Russell Moore, head of the Southern Baptist Convention's public affairs division, has shared some advice on how Christians should interact with one another regarding the outcome of the last presidential election and clarified his thoughts on President-elect Donald Trump.
In a recent blog post titled, "Election Year Thoughts at Christmastime", Moore explained that his earlier criticisms of Trump - he referred to the Republican as an "awful candidate" with "serious moral problems - were not meant to offend evangelical supporters of the President-elect.
"There's a massive difference between someone who enthusiastically excused immorality and someone who felt conflicted, weighed the options based on biblical convictions, and voted their conscience," he wrote.
Moore, who has received a significant amount of backlash for his criticism of Trump, acknowledged "pointed conversations in my denominational family about the election" over the past month, "some of them ... directed at me."

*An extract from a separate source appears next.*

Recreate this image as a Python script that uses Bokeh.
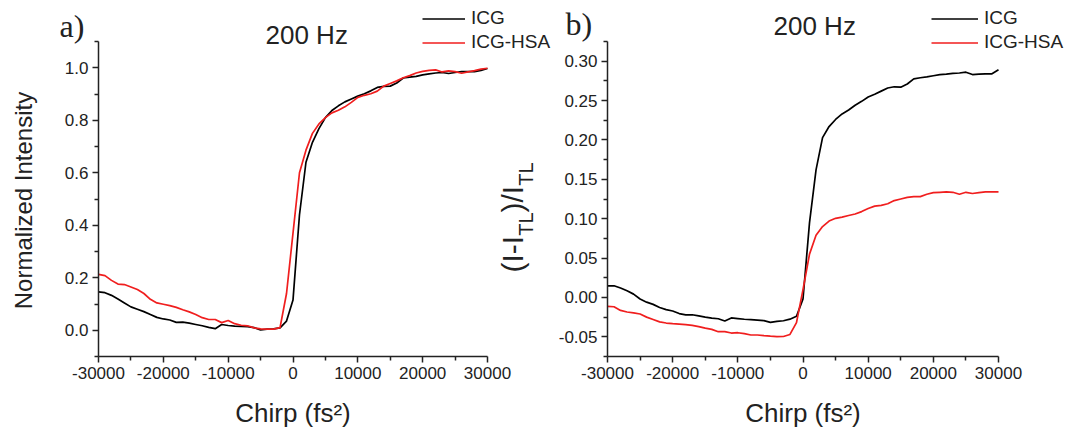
import math
from bokeh.plotting import figure
from bokeh.models import FixedTicker, PrintfTickFormatter, Label
from bokeh.layouts import row
from bokeh.embed import file_html
from bokeh.resources import INLINE

# ---------------- data ----------------
chirp = list(range(-30000, 30001, 1000))

icg_norm = [0.146, 0.143, 0.133, 0.119, 0.104, 0.089, 0.080, 0.071, 0.060, 0.049,
            0.043, 0.039, 0.030, 0.031, 0.027, 0.022, 0.017, 0.011, 0.006, 0.022,
            0.018, 0.016, 0.015, 0.014, 0.010, 0.001, 0.004, 0.005, 0.009, 0.035,
            0.115,
            0.440, 0.640, 0.716, 0.768, 0.810, 0.837, 0.855, 0.870, 0.881, 0.892,
            0.901, 0.912, 0.925, 0.929, 0.930, 0.942, 0.961, 0.964, 0.967, 0.973,
            0.977, 0.980, 0.982, 0.978, 0.982, 0.985, 0.985, 0.985, 0.990, 0.997]

icg_hsa_norm = [0.213, 0.208, 0.190, 0.176, 0.174, 0.165, 0.155, 0.140, 0.118, 0.104,
                0.099, 0.094, 0.087, 0.078, 0.070, 0.060, 0.048, 0.041, 0.041, 0.029,
                0.037, 0.025, 0.019, 0.017, 0.009, 0.005, 0.004, 0.004, 0.010, 0.140,
                0.370,
                0.600, 0.686, 0.750, 0.786, 0.810, 0.828, 0.838, 0.851, 0.868, 0.887,
                0.895, 0.901, 0.911, 0.930, 0.940, 0.950, 0.962, 0.970, 0.980, 0.986,
                0.990, 0.992, 0.984, 0.988, 0.985, 0.979, 0.984, 0.989, 0.995, 0.998]

icg_rel = [0.0148, 0.0148, 0.0120, 0.0084, 0.0042, -0.0020, -0.0060, -0.0088, -0.0127, -0.0155,
           -0.0172, -0.0205, -0.0222, -0.0220, -0.0235, -0.0250, -0.0262, -0.0271, -0.0300, -0.0260,
           -0.0268, -0.0277, -0.0282, -0.0287, -0.0295, -0.0316, -0.0305, -0.0296, -0.0276, -0.0240,
           -0.0020,
           0.095, 0.162, 0.203, 0.217, 0.226, 0.233, 0.238, 0.244, 0.249, 0.2545,
           0.258, 0.262, 0.266, 0.2675, 0.267, 0.271, 0.2775, 0.279, 0.280, 0.2815,
           0.283, 0.2835, 0.2845, 0.285, 0.286, 0.283, 0.2835, 0.284, 0.284, 0.289]

icg_hsa_rel = [-0.0114, -0.0118, -0.0165, -0.0185, -0.0195, -0.0210, -0.0250, -0.0280, -0.0310, -0.0325,
               -0.0333, -0.0338, -0.0345, -0.0355, -0.0370, -0.0390, -0.0405, -0.0435, -0.0435, -0.0452,
               -0.0448, -0.0460, -0.0477, -0.0477, -0.0485, -0.0492, -0.0498, -0.0496, -0.0470, -0.0320,
               0.0100,
               0.055, 0.079, 0.090, 0.097, 0.1005, 0.102, 0.104, 0.106, 0.109, 0.113,
               0.116, 0.117, 0.119, 0.123, 0.125, 0.127, 0.128, 0.128, 0.131, 0.133,
               0.1335, 0.134, 0.1335, 0.131, 0.1335, 0.132, 0.133, 0.134, 0.134, 0.134]

x_major = [-30000, -20000, -10000, 0, 10000, 20000, 30000]
x_minor = [-25000, -15000, -5000, 5000, 15000, 25000]
ya_major = [0.0, 0.2, 0.4, 0.6, 0.8, 1.0]
ya_minor = [-0.1, 0.1, 0.3, 0.5, 0.7, 0.9, 1.1]
yb_major = [-0.05, 0.0, 0.05, 0.10, 0.15, 0.20, 0.25, 0.30]
yb_minor = [-0.075, -0.025, 0.025, 0.075, 0.125, 0.175, 0.225, 0.275, 0.325]

series_names = ["ICG", "ICG-HSA"]
panel_title = "200 Hz"
x_label = "Chirp (fs\u00b2)"
ya_label = "Normalized Intensity"

XB = (-30000, 30000)       # x axis extent of both panels
YA = (-0.1, 1.1)           # y axis extent, panel a
YB = (-0.075, 0.325)       # y axis extent, panel b

# ---------------- style / geometry ----------------
FONT = "Liberation Sans"
AX = "#222222"
BLACK = "#000000"
RED = "#f01e1e"

H = 427
SPLIT = 552                 # page x where panel b's canvas starts
W2 = 1072 - SPLIT
TOP, BOT = 41, 356          # page y of axis top / x-axis line
A_AX = (98, 487)            # page x of -30000 / 30000, panel a
B_AX = (607, 998)           # page x of -30000 / 30000, panel b
BASE_SHIFT = 0.37           # svg text baseline correction (fraction of font size)


def view_range(lo, hi, p_lo, p_hi, f_lo, f_hi):
    per = (hi - lo) / (p_hi - p_lo)
    return (lo - (p_lo - f_lo) * per, hi + (f_hi - p_hi) * per)


xr1 = view_range(XB[0], XB[1], A_AX[0], A_AX[1], 0, SPLIT)
yr1 = view_range(YA[0], YA[1], -BOT, -TOP, -H, 0)
xr2 = view_range(XB[0], XB[1], B_AX[0], B_AX[1], SPLIT, 1072)
yr2 = view_range(YB[0], YB[1], -BOT, -TOP, -H, 0)


def style(p, ymaj, ymin, yfmt, yext):
    p.xaxis.ticker = FixedTicker(ticks=x_major, minor_ticks=x_minor)
    p.yaxis.ticker = FixedTicker(ticks=ymaj, minor_ticks=ymin)
    p.xaxis.formatter = PrintfTickFormatter(format="%d")
    p.yaxis.formatter = PrintfTickFormatter(format=yfmt)
    p.xaxis.bounds = XB
    p.yaxis.bounds = yext
    p.xaxis.fixed_location = yext[0]
    p.yaxis.fixed_location = XB[0]
    for ax in (p.xaxis[0], p.yaxis[0]):
        ax.axis_line_color = AX
        ax.axis_line_width = 1.5
        ax.major_tick_line_color = AX
        ax.major_tick_line_width = 1.5
        ax.major_tick_out = 6
        ax.major_tick_in = 0
        ax.minor_tick_line_color = AX
        ax.minor_tick_line_width = 1.5
        ax.minor_tick_out = 4
        ax.minor_tick_in = 0
        ax.major_label_text_font = FONT
        ax.major_label_text_font_size = "17px"
        ax.major_label_text_color = AX
        ax.major_label_standoff = 4
    p.xgrid.visible = False
    p.ygrid.visible = False
    p.outline_line_color = None


def legend_style(p, glyph_w, loc):
    lg = p.legend[0]
    lg.location = loc
    lg.glyph_width = glyph_w
    lg.glyph_height = 21
    lg.label_height = 21
    lg.label_standoff = 6
    lg.spacing = 2
    lg.padding = 0
    lg.margin = 0
    lg.border_line_color = None
    lg.background_fill_alpha = 0
    lg.label_text_font = FONT
    lg.label_text_font_size = "19px"
    lg.label_text_color = AX


def to_data(px, py, ax_px, yext):
    x = XB[0] + (px - ax_px[0]) / (ax_px[1] - ax_px[0]) * (XB[1] - XB[0])
    y = yext[1] - (py - TOP) / (BOT - TOP) * (yext[1] - yext[0])
    return x, y


def lab(p, px, py, ax_px, yext, text, fs, font=FONT, align="left", rotated=False):
    """Place text whose baseline starts (or centres) at page pixel (px, py)."""
    if rotated:
        px -= BASE_SHIFT * fs
    else:
        py -= BASE_SHIFT * fs
    x, y = to_data(px, py, ax_px, yext)
    p.add_layout(Label(x=x, y=y, text=text, text_font=font, text_font_size=f"{fs}px",
                       text_color=AX, text_align=align, text_baseline="alphabetic",
                       angle=(math.pi / 2 if rotated else 0.0)))


def make_fig(width, xr, yr):
    return figure(width=width, height=H, x_range=xr, y_range=yr,
                  output_backend="svg", toolbar_location=None,
                  min_border_left=0, min_border_right=0, min_border_top=0,
                  min_border_bottom=0)


# ---------------- panel a ----------------
p1 = make_fig(SPLIT, xr1, yr1)
p1.line(chirp, icg_norm, line_color=BLACK, line_width=1.7, legend_label=series_names[0])
p1.line(chirp, icg_hsa_norm, line_color=RED, line_width=1.7, legend_label=series_names[1])
style(p1, ya_major, ya_minor, "%.1f", YA)
legend_style(p1, 43, (422, H - 53))

lab(p1, 59, 37, A_AX, YA, "a)", 32, font="Liberation Serif")
lab(p1, 265, 44, A_AX, YA, panel_title, 26)
lab(p1, 32, 200, A_AX, YA, ya_label, 24, align="center", rotated=True)
lab(p1, 292.5, 422, A_AX, YA, x_label, 26, align="center")

# y label of panel b, (I-I_TL)/I_TL, written upwards with real subscripts
ARIAL = {"(": 0.333, ")": 0.333, "I": 0.278, "-": 0.333, "/": 0.278, "T": 0.611, "L": 0.556}
pieces = [("(I-I", 30, 523), ("TL", 20, 533), (")/I", 30, 523), ("TL", 20, 533)]
cur_y = 272.0
for txt, fs, bx in pieces:
    lab(p1, bx, cur_y, A_AX, YA, txt, fs, rotated=True)
    cur_y -= sum(ARIAL[c] for c in txt) * fs

# ---------------- panel b ----------------
p2 = make_fig(W2, xr2, yr2)
p2.line(chirp, icg_rel, line_color=BLACK, line_width=1.7, legend_label=series_names[0])
p2.line(chirp, icg_hsa_rel, line_color=RED, line_width=1.7, legend_label=series_names[1])
style(p2, yb_major, yb_minor, "%.2f", YB)
legend_style(p2, 47, (931 - SPLIT, H - 53))

lab(p2, 565, 35, B_AX, YB, "b)", 32, font="Liberation Serif")
lab(p2, 773, 35, B_AX, YB, panel_title, 26)
lab(p2, 802.5, 422, B_AX, YB, x_label, 26, align="center")

layout = row(p1, p2)
open("out.html", "w").write(file_html(layout, INLINE))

"I remember one situation where I witnessed a handful of Christian political operatives excusing immorality and confusing the definition of the gospel," Moore wrote. "I was pointed in my criticisms, and felt like I ought to have been. But there were also pastors and friends who told me when they read my comments they thought I was criticizing anyone who voted for Donald Trump.
"I told them then, and I would tell anyone now: if that's what you heard me say, that was not at all my intention, and I apologize."
Following a particularly contentious election season, Moore urged Christian voters to "have empathy with one another" and said that "we all owe it to our brothers and sisters in Christ to understand their convictions and be slow to judgment when biblical motivations are the primary motivators".
"[Regardless] of which side you're on, as Christians we are called to honor everyone,
and we ought to take the time to understand and not caricature one another," he explained.
"So, if you voted but your conscience wouldn't allow you to vote for either major candidate, don't stand in judgment over a Christian who prayerfully came to a different conclusion...On the other hand, if you find yourself frustrated with someone whose conscience would not allow a vote for either major party candidate, don't stand in judgment over that decision either," he wrote.
In concluding his post, Moore refused to back down on his statements regarding Trump, pointing out that 2016 had been "fraught with ugliness, much of which couldn't be left unchecked".
"...there were some outrageous moments in the midst of the campaign that I felt compelled by my job to address," he said. "...it is precisely because Southern Baptists are pro-life, pro-family, pro-religious freedom, pro-racial reconciliation, and pro-character-in-public-office that I felt it was my responsibility to speak out on those issues. For me, to remain silent-rightly or wrongly-felt negligent."